Using the Method to wake up earlier

November 11, 2011 by Joshua
in Blog, Tips

At my last seminar one of the attendees suggested a simple first transformation for him could be to wake up earlier. That very day, my friend wrote about how to wake up earlier, suggesting a few techniques, which his readers added to.

The suggestions were helpful, but all based only in the environment or only in their behavior. Nobody wrote about changing beliefs. In fact, they tended to accept beliefs as unchangeable.

Needless to say, I consider changes that fighting against beliefs will likely work against you, risking reinforcing beliefs you don’t like, while changing your beliefs in tandem will reinforce your efforts. If you had to do only one, I’d recommend switching beliefs, since they have a chance at influencing your behavior and environment.

If you believe you just can’t wake up early, forcing yourself to once or twice might just convince you it’s impossible to change yourself. If you believe you can, you’ll eventually find a way.

Many people confuse their beliefs with reality. They think “I can’t wake up early” states an unchanging fact. They don’t realize it’s a belief, a model then can change, not just by forcing it with willpower.

Anyway, here’s my post on Sebastian’s excellent blog. Read the post there for context.

The solutions above are all based on changing one’s environment (changing alarms, room temperature, etc) and, to a lesser extent, changing one’s behavior (doing chores at night, springing out of bed). These may help, but without corresponding changes to one’s beliefs won’t solve the problem in the long term.

That is, no matter what one does with their alarm, anyone who believes “I’ve become a master snoozer” or “between when the alarm goes off and me actually waking up, I’m a completely different person” will overcome those environmental changes. Occasionally environmental or behavioral changes will change beliefs, but rarely. More commonly, beliefs will override environmental or belief changes.

Anyone can change their beliefs, though it takes practice. On the other hand, changing beliefs costs nothing and is completely under one’s control.

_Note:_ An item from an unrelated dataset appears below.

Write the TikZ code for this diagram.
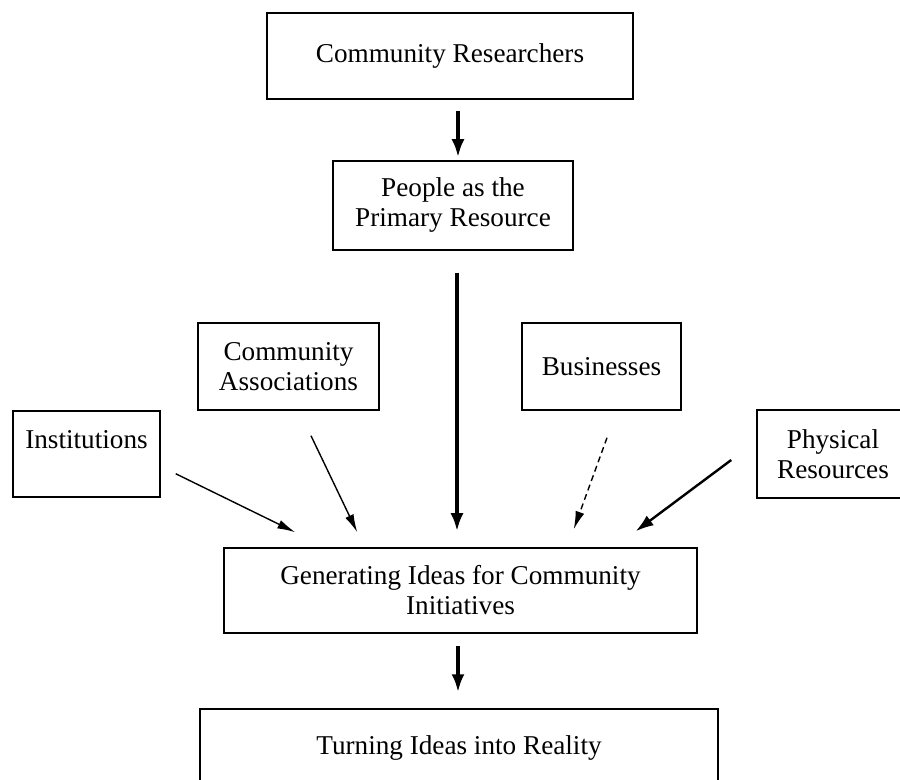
\documentclass[tikz,border=0pt]{standalone}
\usepackage{fontspec}
\setmainfont{Liberation Serif}
\usetikzlibrary{arrows.meta}

\tikzset{
  box/.style={draw, line width=0.75pt, inner sep=0pt, align=center},
  bigarrow/.style={line width=2pt, -{Latex[length=9pt,width=6.5pt]}},
  midarrow/.style={line width=1.2pt, -{Latex[length=9pt,width=6pt]}},
  thinarrow/.style={line width=0.7pt, -{Latex[length=9pt,width=4.5pt]}}
}

\begin{document}
\begin{tikzpicture}[x=0.5pt, y=-0.5pt, font=\fontsize{13.6}{15}\selectfont]
\useasboundingbox (0,0) rectangle (900,780);

\node[box, minimum width=183pt, minimum height=43pt] (researchers) at (450,56) {Community Researchers}; %top
\node[box, minimum width=120pt, minimum height=44.5pt] (people) at (453,205.5) {People as the\\Primary Resource};

\node[box, minimum width=90.5pt, minimum height=43.5pt] (assoc) at (288.5,366.5) {Community\\Associations};
\node[box, minimum width=79.5pt, minimum height=43.5pt] (business) at (601.5,366.5) {Businesses};
\node[box, minimum width=73.5pt, minimum height=43pt] (inst) at (86.5,454) {Institutions\\~};
\node[box, minimum width=76pt, minimum height=44pt] (physical) at (833,454) {Physical\\Resources};

\node[box, minimum width=236.5pt, minimum height=42.5pt] (ideas) at (460.5,590.5) {Generating Ideas for Community\\Initiatives};
\node[box, minimum width=259pt, minimum height=39pt] (reality) at (459,748) {Turning Ideas into Reality}; %bottom

\draw[bigarrow] ([shift={(8,11)}]researchers.south) -- ([shift={(5,-3)}]people.north);
\draw[bigarrow] ([shift={(4,22)}]people.south) -- ([shift={(-3.5,-16)}]ideas.north);
\draw[bigarrow] ([shift={(-2.5,12)}]ideas.south) -- ([shift={(-1,-16)}]reality.north);

\draw[thinarrow] ([shift={(15,-24)}]inst.south east) -- ([shift={(72,-15)}]ideas.north west); %institutions
\draw[thinarrow] ([shift={(22.5,25)}]assoc.south) -- ([shift={(134,-15)}]ideas.north west); %associations
\draw[thinarrow, densely dashed] ([shift={(5.5,27)}]business.south) -- ([shift={(-124,-18)}]ideas.north east); %businesses
\draw[midarrow] ([shift={(-25,6)}]physical.west) -- ([shift={(-62,-16)}]ideas.north east); %physical

\end{tikzpicture}
\end{document}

I would recommend, along with the environmental and behavioral changes, adopting beliefs like
– “If anyone else can get up in the morning easily, so can I”
– “I’m the same capable person in the morning as any other time”
– “I used to be great at snoozing, but I can be just as great at waking up quickly”
– “early to bed early to rise helps make a man healthy, wealthy, and wise”
– or whatever works.
To stagnate in complacent, self-defeating beliefs is the opposite of improving your life.

I wrote about the shortcomings of only changing your environment to improve your life here — https://joshuaspodek.com/not-the-method-method-1-new-house — in the context of a series on shortcomings of other methods to improve your life — https://joshuaspodek.com/not-the-method-methods.

It loses something without the context of the Model and Method. I guess that’s why I posted it here too.